Его бывший начальник, доктор Боб Ричардс, в первой же командировке, которую ему пришлось выполнять одному, без Джорджа, получил сложный перелом ноги, а от университета, в знак признания его заслуг, – должность доцента. И очень вовремя, потому что год спустя одна малайзийская фирма выпустила на рынок сонартомограф, не только значительно мощнее и удобнее в обращении, чем их университетский аппарат, но и намного дешевле, так что его приобретение не было проблемой даже для скудного бюджета исторических институтов, после чего спрос на заказные сонартомографические исследования почти прекратился.

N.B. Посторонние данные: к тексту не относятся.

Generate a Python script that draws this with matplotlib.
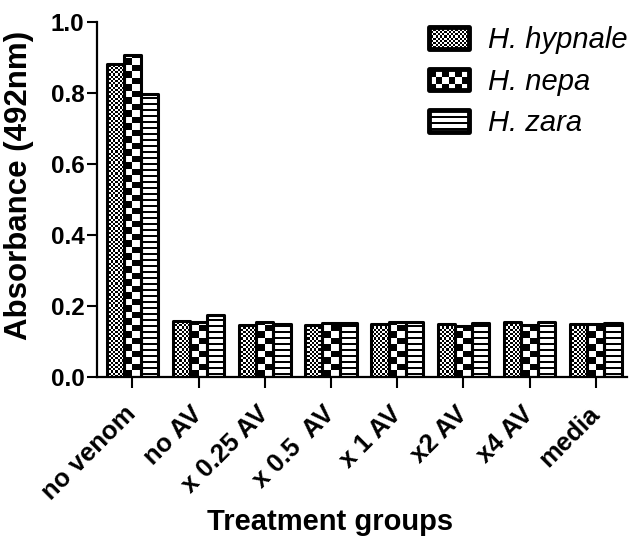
import numpy as np
import matplotlib
matplotlib.use("Agg")
import matplotlib.pyplot as plt
from matplotlib.patches import Rectangle
from matplotlib.collections import PatchCollection
from matplotlib.legend_handler import HandlerBase

groups = ["no venom", "no AV", "x 0.25 AV", "x 0.5  AV", "x 1 AV", "x2 AV", "x4 AV", "media"]
species = ["H. hypnale", "H. nepa", "H. zara"]
hypnale = [0.881, 0.159, 0.147, 0.147, 0.150, 0.150, 0.154, 0.148]
nepa = [0.906, 0.154, 0.155, 0.151, 0.155, 0.145, 0.147, 0.150]
zara = [0.798, 0.175, 0.150, 0.151, 0.154, 0.151, 0.154, 0.151]
patterns = ["fine", "coarse", "stripes"]

plt.rcParams["font.family"] = ["Liberation Sans", "DejaVu Sans"]


def pattern_rects(kind, x0, y0, w, h, ux, uy, coarse_w=None):
    """Black cells of one fill pattern; ux, uy = size of one pixel."""
    rects = []
    if kind == "stripes":
        y = y0 + 2 * uy
        while y < y0 + h:
            rects.append(Rectangle((x0, y), w, 2 * uy))
            y += 6 * uy
        return rects
    if kind == "fine":
        cx, cy = 2.2 * ux, 2.2 * uy
    else:
        cx, cy = (coarse_w or 6.5 * ux), 6.5 * uy
    ncol = int(np.ceil(w / cx))
    nrow = int(np.ceil(h / cy))
    for i in range(ncol):
        for j in range(nrow):
            if (i + j) % 2 == 0:
                rects.append(Rectangle((x0 + i * cx, y0 + j * cy),
                                       min(cx, x0 + w - (x0 + i * cx)),
                                       min(cy, y0 + h - (y0 + j * cy))))
    return rects


class HandlerPattern(HandlerBase):
    def __init__(self, kind):
        super().__init__()
        self.kind = kind

    def create_artists(self, legend, orig_handle, xdescent, ydescent,
                       width, height, fontsize, trans):
        x0, y0 = -xdescent, -ydescent
        px = 72 / legend.figure.dpi
        cells = pattern_rects(self.kind, x0, y0, width, height, px, px)
        coll = PatchCollection(cells, facecolor="black", edgecolor="none",
                               antialiased=False, transform=trans)
        frame = Rectangle((x0, y0), width, height, facecolor="none",
                          edgecolor="black", lw=3.5, joinstyle="round",
                          transform=trans)
        return [coll, frame]


fig = plt.figure(figsize=(6.33, 5.37), dpi=100)
ax = fig.add_axes([0.1532, 0.298, 0.8373, 0.661])
ax.set_xlim(-0.535, 7.47)
ax.set_ylim(0, 1.0)

x = np.arange(len(groups))
width = 0.26
(x0d, y0d), (x1d, y1d) = ax.transData.transform([[0, 0], [1, 1]])
ux = 1 / (x1d - x0d)
uy = 1 / (y1d - y0d)

handles = []
for k, (vals, kind) in enumerate(zip([hypnale, nepa, zara], patterns)):
    bars = ax.bar(x + (k - 1) * width, vals, width=width, facecolor="none",
                  edgecolor="black", lw=2.2, zorder=3, label=species[k])
    for b in bars:
        b.set_joinstyle("round")
        bx, by = b.get_x(), b.get_y()
        bw, bh = b.get_width(), b.get_height()
        cells = pattern_rects(kind, bx, by, bw, bh, ux, uy, coarse_w=bw / 2)
        coll = PatchCollection(cells, facecolor="black", edgecolor="none",
                               antialiased=False, zorder=2)
        ax.add_collection(coll)
        coll.set_clip_path(b)
    handles.append(bars)

for side in ["top", "right"]:
    ax.spines[side].set_visible(False)
for side in ["left", "bottom"]:
    ax.spines[side].set_linewidth(1.6)

ax.set_yticks([0.0, 0.2, 0.4, 0.6, 0.8, 1.0])
ax.set_yticklabels(["0.0", "0.2", "0.4", "0.6", "0.8", "1.0"])
ax.tick_params(axis="y", length=7, width=1.5, pad=2, labelsize=17.5)
ax.tick_params(axis="x", length=8, width=1.5, pad=16, labelsize=18.5)
for lab in ax.get_yticklabels():
    lab.set_fontweight("bold")
ax.set_xticks(x)
ax.set_xticklabels(groups, rotation=45, ha="right", va="center",
                   rotation_mode="anchor", fontweight="bold")

ax.set_ylabel("Absorbance (492nm)", fontsize=22.5, fontweight="bold")
ax.yaxis.set_label_coords(-0.119, 0.541)
ax.set_xlabel("Treatment groups", fontsize=21, fontweight="bold", va="top")
ax.xaxis.set_label_coords(0.44, -0.370)

ax.legend(handles, species, loc="upper left",
          bbox_to_anchor=(429 / 633, 1 - 26 / 537),
          bbox_transform=fig.transFigure, borderpad=0, borderaxespad=0,
          frameon=False, prop={"style": "italic", "size": 21},
          handlelength=1.38, handleheight=0.76, handletextpad=0.66,
          labelspacing=0.47,
          handler_map={h: HandlerPattern(p) for h, p in zip(handles, patterns)})

fig.savefig("out.png", dpi=100)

Случай с археологическими находками, которые исчезли из Рокфеллеровского музея при загадочных обстоятельствах, равно как и инцидент в Вади-Мершамоне, стали предметом рассмотрения правоохранительных учреждений государства Израиль. Следствие, проведённое прокуратурой, не внесло ясность в дело, фактически оно было провалено, тем более, что подозреваемые, обвиняемые и свидетели давали весьма противоречивые показания. Показания, которые делали некоторые из них – что они, дескать, искали предметы, оставленные неким путешественником во времени, – заранее были отвергнуты, как смехотворные оправдательные уловки. Им даже пригрозили, что если они повторят эти утверждения на судебном процессе, то получат дополнительные обвинения по статье: неуважение к суду. По приказанию высоких инстанций – один из самых востребованных участников расследования и судебного процесса израильский журналист Ури Либерман говорил о влиянии американского миллионера и медиамагната Джона Кауна через его многочисленные связи – судопроизводство было ускорено, так что в конце концов от него остался единственный эпизод: обвинение в том, что археологические находки, имеющие, возможно, большое историческое значение, по неосторожности или по злому умыслу были погублены. Да ещё несколько разных незначительных обвинений вроде злостного хулиганства и незаконного хранения оружия.